Work to do:
Return all of the data exactly as written, without the pictures.

--- BEGIN Dataset excerpt ---

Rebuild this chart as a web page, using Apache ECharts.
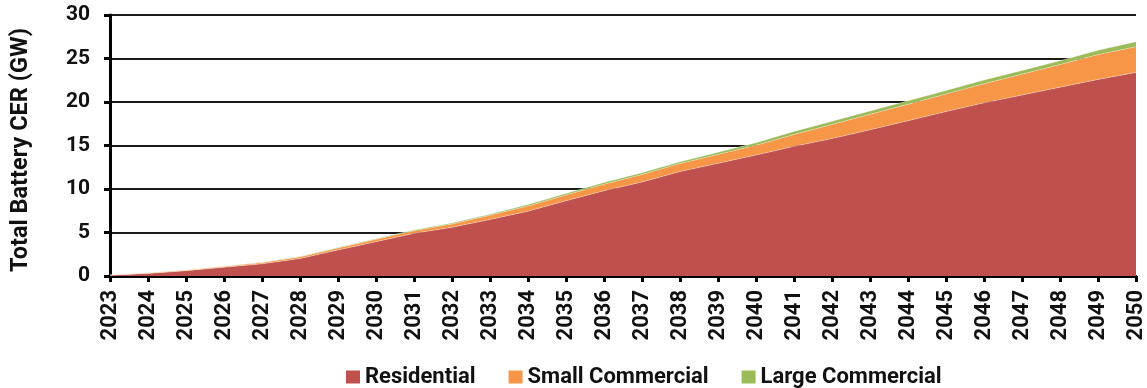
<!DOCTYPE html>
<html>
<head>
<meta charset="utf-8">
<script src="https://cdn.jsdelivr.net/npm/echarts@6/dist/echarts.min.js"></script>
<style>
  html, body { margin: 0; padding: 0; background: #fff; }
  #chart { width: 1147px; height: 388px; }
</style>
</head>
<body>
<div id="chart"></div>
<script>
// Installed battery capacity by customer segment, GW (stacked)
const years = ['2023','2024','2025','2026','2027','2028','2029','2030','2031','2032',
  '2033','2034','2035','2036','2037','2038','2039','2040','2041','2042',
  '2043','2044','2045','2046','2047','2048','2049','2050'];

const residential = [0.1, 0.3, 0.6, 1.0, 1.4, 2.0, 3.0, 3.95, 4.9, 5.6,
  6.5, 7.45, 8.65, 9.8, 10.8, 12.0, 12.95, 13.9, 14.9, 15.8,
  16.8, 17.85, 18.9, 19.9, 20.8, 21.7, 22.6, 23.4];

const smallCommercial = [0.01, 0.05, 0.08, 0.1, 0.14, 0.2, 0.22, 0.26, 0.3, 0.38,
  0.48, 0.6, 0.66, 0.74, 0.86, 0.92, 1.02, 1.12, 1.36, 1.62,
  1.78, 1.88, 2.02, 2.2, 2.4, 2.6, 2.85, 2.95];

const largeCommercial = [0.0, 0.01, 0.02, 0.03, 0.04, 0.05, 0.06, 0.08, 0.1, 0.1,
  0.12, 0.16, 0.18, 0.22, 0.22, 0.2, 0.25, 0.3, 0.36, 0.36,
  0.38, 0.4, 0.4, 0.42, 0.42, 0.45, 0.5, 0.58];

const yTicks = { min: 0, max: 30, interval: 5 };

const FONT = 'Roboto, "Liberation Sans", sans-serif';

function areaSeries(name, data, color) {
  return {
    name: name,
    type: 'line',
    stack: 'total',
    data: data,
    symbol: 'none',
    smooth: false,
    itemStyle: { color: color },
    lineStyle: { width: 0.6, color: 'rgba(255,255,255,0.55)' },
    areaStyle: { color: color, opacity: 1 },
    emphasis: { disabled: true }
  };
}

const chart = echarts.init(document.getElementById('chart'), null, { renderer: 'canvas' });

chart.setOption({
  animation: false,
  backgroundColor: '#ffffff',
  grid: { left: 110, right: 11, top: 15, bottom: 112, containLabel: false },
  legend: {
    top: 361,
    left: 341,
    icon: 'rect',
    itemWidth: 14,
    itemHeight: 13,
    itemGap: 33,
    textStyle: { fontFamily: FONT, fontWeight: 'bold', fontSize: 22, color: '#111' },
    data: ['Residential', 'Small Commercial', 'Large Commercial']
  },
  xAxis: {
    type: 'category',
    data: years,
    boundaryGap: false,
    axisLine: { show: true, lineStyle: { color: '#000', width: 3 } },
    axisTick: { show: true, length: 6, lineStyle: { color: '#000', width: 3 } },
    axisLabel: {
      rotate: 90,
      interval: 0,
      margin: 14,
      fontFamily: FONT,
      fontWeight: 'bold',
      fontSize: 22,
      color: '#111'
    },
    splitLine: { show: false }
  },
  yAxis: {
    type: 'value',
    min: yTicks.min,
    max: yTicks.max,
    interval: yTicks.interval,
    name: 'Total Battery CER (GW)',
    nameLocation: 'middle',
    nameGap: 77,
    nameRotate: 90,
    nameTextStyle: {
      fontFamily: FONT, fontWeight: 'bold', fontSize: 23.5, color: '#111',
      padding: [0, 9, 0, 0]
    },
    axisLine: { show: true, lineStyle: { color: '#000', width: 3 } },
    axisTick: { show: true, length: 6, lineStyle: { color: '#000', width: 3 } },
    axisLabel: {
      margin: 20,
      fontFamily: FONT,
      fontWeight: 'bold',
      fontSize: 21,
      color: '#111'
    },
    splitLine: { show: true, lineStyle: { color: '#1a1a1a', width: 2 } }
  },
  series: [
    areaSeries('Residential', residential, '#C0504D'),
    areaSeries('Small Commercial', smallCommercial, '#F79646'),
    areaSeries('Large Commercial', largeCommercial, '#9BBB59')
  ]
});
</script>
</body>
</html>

--- END Dataset excerpt ---

Written response:
Rebuild this chart as a web page, using Apache ECharts.
<!DOCTYPE html>
<html>
<head>
<meta charset="utf-8">
<script src="https://cdn.jsdelivr.net/npm/echarts@6/dist/echarts.min.js"></script>
<style>
  html, body { margin: 0; padding: 0; background: #fff; }
  #chart { width: 1147px; height: 388px; }
</style>
</head>
<body>
<div id="chart"></div>
<script>
// Installed battery capacity by customer segment, GW (stacked)
const years = ['2023','2024','2025','2026','2027','2028','2029','2030','2031','2032',
  '2033','2034','2035','2036','2037','2038','2039','2040','2041','2042',
  '2043','2044','2045','2046','2047','2048','2049','2050'];

const residential = [0.1, 0.3, 0.6, 1.0, 1.4, 2.0, 3.0, 3.95, 4.9, 5.6,
  6.5, 7.45, 8.65, 9.8, 10.8, 12.0, 12.95, 13.9, 14.9, 15.8,
  16.8, 17.85, 18.9, 19.9, 20.8, 21.7, 22.6, 23.4];

const smallCommercial = [0.01, 0.05, 0.08, 0.1, 0.14, 0.2, 0.22, 0.26, 0.3, 0.38,
  0.48, 0.6, 0.66, 0.74, 0.86, 0.92, 1.02, 1.12, 1.36, 1.62,
  1.78, 1.88, 2.02, 2.2, 2.4, 2.6, 2.85, 2.95];

const largeCommercial = [0.0, 0.01, 0.02, 0.03, 0.04, 0.05, 0.06, 0.08, 0.1, 0.1,
  0.12, 0.16, 0.18, 0.22, 0.22, 0.2, 0.25, 0.3, 0.36, 0.36,
  0.38, 0.4, 0.4, 0.42, 0.42, 0.45, 0.5, 0.58];

const yTicks = { min: 0, max: 30, interval: 5 };

const FONT = 'Roboto, "Liberation Sans", sans-serif';

function areaSeries(name, data, color) {
  return {
    name: name,
    type: 'line',
    stack: 'total',
    data: data,
    symbol: 'none',
    smooth: false,
    itemStyle: { color: color },
    lineStyle: { width: 0.6, color: 'rgba(255,255,255,0.55)' },
    areaStyle: { color: color, opacity: 1 },
    emphasis: { disabled: true }
  };
}

const chart = echarts.init(document.getElementById('chart'), null, { renderer: 'canvas' });

chart.setOption({
  animation: false,
  backgroundColor: '#ffffff',
  grid: { left: 110, right: 11, top: 15, bottom: 112, containLabel: false },
  legend: {
    top: 361,
    left: 341,
    icon: 'rect',
    itemWidth: 14,
    itemHeight: 13,
    itemGap: 33,
    textStyle: { fontFamily: FONT, fontWeight: 'bold', fontSize: 22, color: '#111' },
    data: ['Residential', 'Small Commercial', 'Large Commercial']
  },
  xAxis: {
    type: 'category',
    data: years,
    boundaryGap: false,
    axisLine: { show: true, lineStyle: { color: '#000', width: 3 } },
    axisTick: { show: true, length: 6, lineStyle: { color: '#000', width: 3 } },
    axisLabel: {
      rotate: 90,
      interval: 0,
      margin: 14,
      fontFamily: FONT,
      fontWeight: 'bold',
      fontSize: 22,
      color: '#111'
    },
    splitLine: { show: false }
  },
  yAxis: {
    type: 'value',
    min: yTicks.min,
    max: yTicks.max,
    interval: yTicks.interval,
    name: 'Total Battery CER (GW)',
    nameLocation: 'middle',
    nameGap: 77,
    nameRotate: 90,
    nameTextStyle: {
      fontFamily: FONT, fontWeight: 'bold', fontSize: 23.5, color: '#111',
      padding: [0, 9, 0, 0]
    },
    axisLine: { show: true, lineStyle: { color: '#000', width: 3 } },
    axisTick: { show: true, length: 6, lineStyle: { color: '#000', width: 3 } },
    axisLabel: {
      margin: 20,
      fontFamily: FONT,
      fontWeight: 'bold',
      fontSize: 21,
      color: '#111'
    },
    splitLine: { show: true, lineStyle: { color: '#1a1a1a', width: 2 } }
  },
  series: [
    areaSeries('Residential', residential, '#C0504D'),
    areaSeries('Small Commercial', smallCommercial, '#F79646'),
    areaSeries('Large Commercial', largeCommercial, '#9BBB59')
  ]
});
</script>
</body>
</html>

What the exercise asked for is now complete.